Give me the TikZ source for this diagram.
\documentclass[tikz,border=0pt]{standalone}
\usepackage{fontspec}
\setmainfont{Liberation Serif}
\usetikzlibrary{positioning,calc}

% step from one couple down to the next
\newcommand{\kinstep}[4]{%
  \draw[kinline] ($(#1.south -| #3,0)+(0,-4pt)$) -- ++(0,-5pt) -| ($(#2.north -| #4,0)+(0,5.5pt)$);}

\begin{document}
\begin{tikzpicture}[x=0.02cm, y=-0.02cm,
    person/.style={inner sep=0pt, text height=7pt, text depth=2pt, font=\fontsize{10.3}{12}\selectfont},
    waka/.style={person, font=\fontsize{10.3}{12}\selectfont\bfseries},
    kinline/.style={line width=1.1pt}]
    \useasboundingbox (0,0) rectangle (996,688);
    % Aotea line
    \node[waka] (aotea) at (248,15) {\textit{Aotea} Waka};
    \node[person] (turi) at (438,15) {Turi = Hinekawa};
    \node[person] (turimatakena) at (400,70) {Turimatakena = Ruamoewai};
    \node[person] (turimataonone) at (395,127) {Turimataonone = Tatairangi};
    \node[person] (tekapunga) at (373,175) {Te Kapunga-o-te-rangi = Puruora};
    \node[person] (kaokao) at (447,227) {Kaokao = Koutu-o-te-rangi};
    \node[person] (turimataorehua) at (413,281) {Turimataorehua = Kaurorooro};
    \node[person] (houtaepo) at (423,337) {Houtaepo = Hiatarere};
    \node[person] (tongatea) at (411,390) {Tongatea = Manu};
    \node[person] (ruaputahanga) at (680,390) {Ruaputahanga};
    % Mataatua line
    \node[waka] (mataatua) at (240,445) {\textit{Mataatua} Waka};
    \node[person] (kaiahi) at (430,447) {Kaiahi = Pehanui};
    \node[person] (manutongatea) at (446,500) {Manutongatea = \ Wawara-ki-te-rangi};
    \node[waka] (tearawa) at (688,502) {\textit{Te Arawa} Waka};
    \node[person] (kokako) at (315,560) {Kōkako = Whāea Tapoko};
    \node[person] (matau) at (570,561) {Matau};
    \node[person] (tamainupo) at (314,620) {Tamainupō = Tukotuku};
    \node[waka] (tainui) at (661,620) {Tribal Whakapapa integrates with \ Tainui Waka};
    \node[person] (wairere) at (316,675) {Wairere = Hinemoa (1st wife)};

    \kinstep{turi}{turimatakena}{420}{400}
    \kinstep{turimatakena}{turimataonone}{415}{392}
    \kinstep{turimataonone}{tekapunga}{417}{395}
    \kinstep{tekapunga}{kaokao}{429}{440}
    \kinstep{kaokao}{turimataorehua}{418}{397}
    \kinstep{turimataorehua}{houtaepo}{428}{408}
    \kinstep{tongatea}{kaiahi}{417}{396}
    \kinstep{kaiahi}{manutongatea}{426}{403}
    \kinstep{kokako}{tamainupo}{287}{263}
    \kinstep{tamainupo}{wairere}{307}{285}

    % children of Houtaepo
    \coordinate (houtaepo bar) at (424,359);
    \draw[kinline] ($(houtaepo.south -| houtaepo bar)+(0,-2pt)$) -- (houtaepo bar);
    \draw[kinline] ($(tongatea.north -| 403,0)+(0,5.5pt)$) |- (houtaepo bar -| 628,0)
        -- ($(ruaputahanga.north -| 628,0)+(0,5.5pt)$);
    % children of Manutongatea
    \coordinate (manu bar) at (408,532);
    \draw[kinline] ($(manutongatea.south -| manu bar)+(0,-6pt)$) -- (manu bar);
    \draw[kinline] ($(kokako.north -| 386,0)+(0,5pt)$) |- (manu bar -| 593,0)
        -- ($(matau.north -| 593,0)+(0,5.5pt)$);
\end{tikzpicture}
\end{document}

REQUIREMENTS >>
Would you reproduce the material above in full, exactly as given?

RESULT FOR THIS EXERCISE >>
Give me the TikZ source for this diagram.
\documentclass[tikz,border=0pt]{standalone}
\usepackage{fontspec}
\setmainfont{Liberation Serif}
\usetikzlibrary{positioning,calc}

% step from one couple down to the next
\newcommand{\kinstep}[4]{%
  \draw[kinline] ($(#1.south -| #3,0)+(0,-4pt)$) -- ++(0,-5pt) -| ($(#2.north -| #4,0)+(0,5.5pt)$);}

\begin{document}
\begin{tikzpicture}[x=0.02cm, y=-0.02cm,
    person/.style={inner sep=0pt, text height=7pt, text depth=2pt, font=\fontsize{10.3}{12}\selectfont},
    waka/.style={person, font=\fontsize{10.3}{12}\selectfont\bfseries},
    kinline/.style={line width=1.1pt}]
    \useasboundingbox (0,0) rectangle (996,688);
    % Aotea line
    \node[waka] (aotea) at (248,15) {\textit{Aotea} Waka};
    \node[person] (turi) at (438,15) {Turi = Hinekawa};
    \node[person] (turimatakena) at (400,70) {Turimatakena = Ruamoewai};
    \node[person] (turimataonone) at (395,127) {Turimataonone = Tatairangi};
    \node[person] (tekapunga) at (373,175) {Te Kapunga-o-te-rangi = Puruora};
    \node[person] (kaokao) at (447,227) {Kaokao = Koutu-o-te-rangi};
    \node[person] (turimataorehua) at (413,281) {Turimataorehua = Kaurorooro};
    \node[person] (houtaepo) at (423,337) {Houtaepo = Hiatarere};
    \node[person] (tongatea) at (411,390) {Tongatea = Manu};
    \node[person] (ruaputahanga) at (680,390) {Ruaputahanga};
    % Mataatua line
    \node[waka] (mataatua) at (240,445) {\textit{Mataatua} Waka};
    \node[person] (kaiahi) at (430,447) {Kaiahi = Pehanui};
    \node[person] (manutongatea) at (446,500) {Manutongatea = \ Wawara-ki-te-rangi};
    \node[waka] (tearawa) at (688,502) {\textit{Te Arawa} Waka};
    \node[person] (kokako) at (315,560) {Kōkako = Whāea Tapoko};
    \node[person] (matau) at (570,561) {Matau};
    \node[person] (tamainupo) at (314,620) {Tamainupō = Tukotuku};
    \node[waka] (tainui) at (661,620) {Tribal Whakapapa integrates with \ Tainui Waka};
    \node[person] (wairere) at (316,675) {Wairere = Hinemoa (1st wife)};

    \kinstep{turi}{turimatakena}{420}{400}
    \kinstep{turimatakena}{turimataonone}{415}{392}
    \kinstep{turimataonone}{tekapunga}{417}{395}
    \kinstep{tekapunga}{kaokao}{429}{440}
    \kinstep{kaokao}{turimataorehua}{418}{397}
    \kinstep{turimataorehua}{houtaepo}{428}{408}
    \kinstep{tongatea}{kaiahi}{417}{396}
    \kinstep{kaiahi}{manutongatea}{426}{403}
    \kinstep{kokako}{tamainupo}{287}{263}
    \kinstep{tamainupo}{wairere}{307}{285}

    % children of Houtaepo
    \coordinate (houtaepo bar) at (424,359);
    \draw[kinline] ($(houtaepo.south -| houtaepo bar)+(0,-2pt)$) -- (houtaepo bar);
    \draw[kinline] ($(tongatea.north -| 403,0)+(0,5.5pt)$) |- (houtaepo bar -| 628,0)
        -- ($(ruaputahanga.north -| 628,0)+(0,5.5pt)$);
    % children of Manutongatea
    \coordinate (manu bar) at (408,532);
    \draw[kinline] ($(manutongatea.south -| manu bar)+(0,-6pt)$) -- (manu bar);
    \draw[kinline] ($(kokako.north -| 386,0)+(0,5pt)$) |- (manu bar -| 593,0)
        -- ($(matau.north -| 593,0)+(0,5.5pt)$);
\end{tikzpicture}
\end{document}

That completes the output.